The FTSE quarterly reviews are also followed closely by CFD traders. Trading on index changes involves trading a stock on the basis of a company's ascent into, or demotion from, a benchmark index. For instance, the FTSE 100 index is reviewed every quarter to ensure it keeps representing the 100 largest London listed companies by market capitalisation. Each time there are usually a number of stocks that have lost value and hence get relegated from the index with a similar number being promoted. A majority of tracking and pension funds seek to replicate the FTSE 100 or FTSE All-Share indices so changes to these indices can be more important than say the FTSE 250. The logic behind the index trading strategy is that a company whose stock is likely to be included in one of the major benchmark indices is likely to get more buyers from these index trackers and will thus experience some upward movement as index and pension fund managers buy into the stock to maintain correlation with the relevant index. So private traders would buy the most likely companies that are due for promotion in the expectation that stock prices of these companies would be sustained on admittance due to fund managers having to buy the stocks. Of course the reverse is also true and a company that is in danger of being demoted from an index may experience a fall in its stock price although care needs to be taken here as this development would have been anticipated weeks ahead of exclusion and a number of fund managers may have already reduced their holdings.
For example on June 2001, it was announced that Railtrack would be removed from the FTSE-100 to be replaced by Next. These changes would take effect after the close of business on Friday June 15th. The two-day charts below illustrate the dramatic short-term effects that tracking funds can have on a stock price. By dealing in the auction the tracking funds can ensure they are buying the new constituent at the same price that it will be entering the index, and selling the leaving constituent at the same price that it will be removed from the index, thus guaranteeing close tracking.
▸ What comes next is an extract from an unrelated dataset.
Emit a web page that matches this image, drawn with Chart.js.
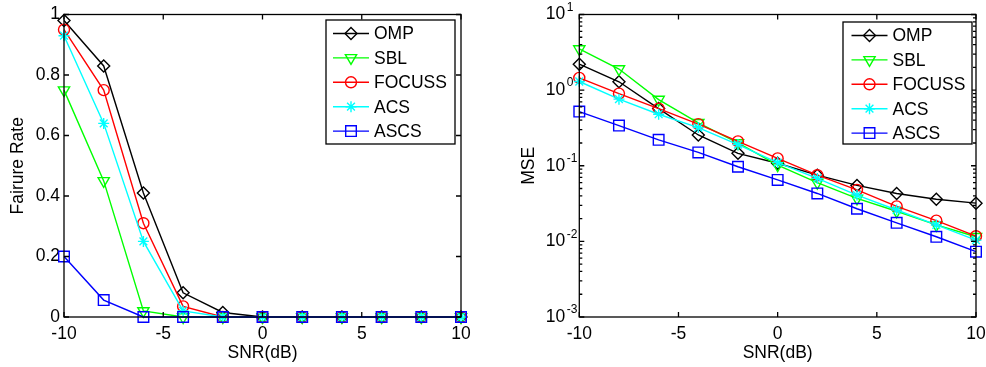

However, CFD traders took advantage, typically buying Next during the Friday, selling their position in the auction at the high of the day at 973p and then selling short more Next also in the auction. On Monday, Next's first day in the index, the traders were about to buy back their shorts between 925p and 955p. A similar strategy in a reverse sense was applied to Railtrack, the stock leaving the index. CFD traders sold the stock short during the Friday, bought their short back in the auction at 298p, the low of the day, and then bought again, running a long position over the weekend. On the Monday, the stock rallied throughout the day allowing the stock to be sold out anywhere up to 325p.
Note: those examples are taken from the past on purpose. The examples are only provided as an illustration and are not intended to be a tip to buy into the mentioned companies.
The FTSE 100 Quarterly reviews have been well documented above. In addition, the FTSE All-Share Index is reviewed annually in December, although quarterly reviews can occasionally take place when a stock has recently joined the market. As the reviews approach you can check the market capitalisations to see which companies are likely to be promoted or relegated. It is important to remember that tracking funds generally follow the FTSE 100 or the All-Share Index, FTSE 250 Index changes are less significant. A good example is shown below where Glenmorangie was booted out of the All-Share due to liquidity issues. Tracking funds were obliged to sell the stock, having a significant impact on the share price. Over the next couple of months, a good recovery ensued. The changes to the Index are effective on expiry day, usually the third Friday of the month, so the strategy is to sell the stock after the announcement but in advance of its removal and then buy the stock after its removal, anticipating a recovery in share price. Other opportunities can occur when a stock is reclassified from one sector to another, with that sector enjoying a higher p/e ratio or if a company were to raise extra equity which would also push tracker funds to increase their holdings to maintain their weighting in that particular share.